The modelling shows a combined state pension of £16,000, topped up by income of £9,700 if they remain enrolled, or £3,000 if they opt out between the ages of 30 and 55. If they opt out when employee auto-enrolment contributions increase to 5 per cent from April 2019. However, they only see an extra 3 per cent of their salary as some of the gain from no longer making contributions to the workplace pension scheme would be offset by an increase in tax and National Insurance contributions.
Even if the couple stick with the minimum AE pension contribution they would have to work full-time for five years longer to achieve the £32,000 they will need to maintain their pre-retirement spending habits. Alternatively, if they increase their pension contributions by 6.5 per cent, from 5 per cent to 11.5 per cent, they can eliminate the need to work longer than expected. This works out at an increase in extra pension contributions of 1.3 per cent of salary for each year less having to work.

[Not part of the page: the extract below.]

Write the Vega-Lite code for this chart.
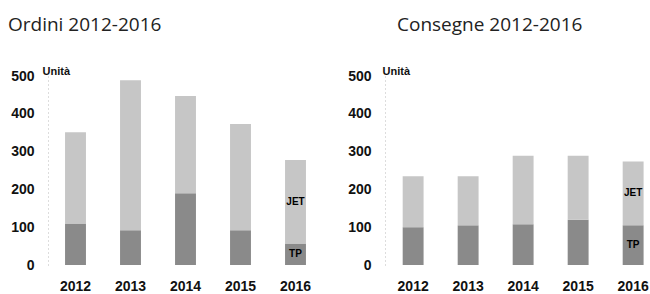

Royal London strategic insight manager Ronnie Morgan says: “The world of DC pensions is a world of ‘Decision Citizens’ – people whose choices during their working life can profoundly affect their quality of life in retirement. Regularly reviewing workplace pension contributions and increasing them ‘little and often’ is a far better strategy than hoping to make up for a lifetime of under-saving close to retirement.
“This research shows very clearly how many people could be heading for disappointment in retirement unless they get the advice and guidance that they need to make good financial decisions throughout their working lives.”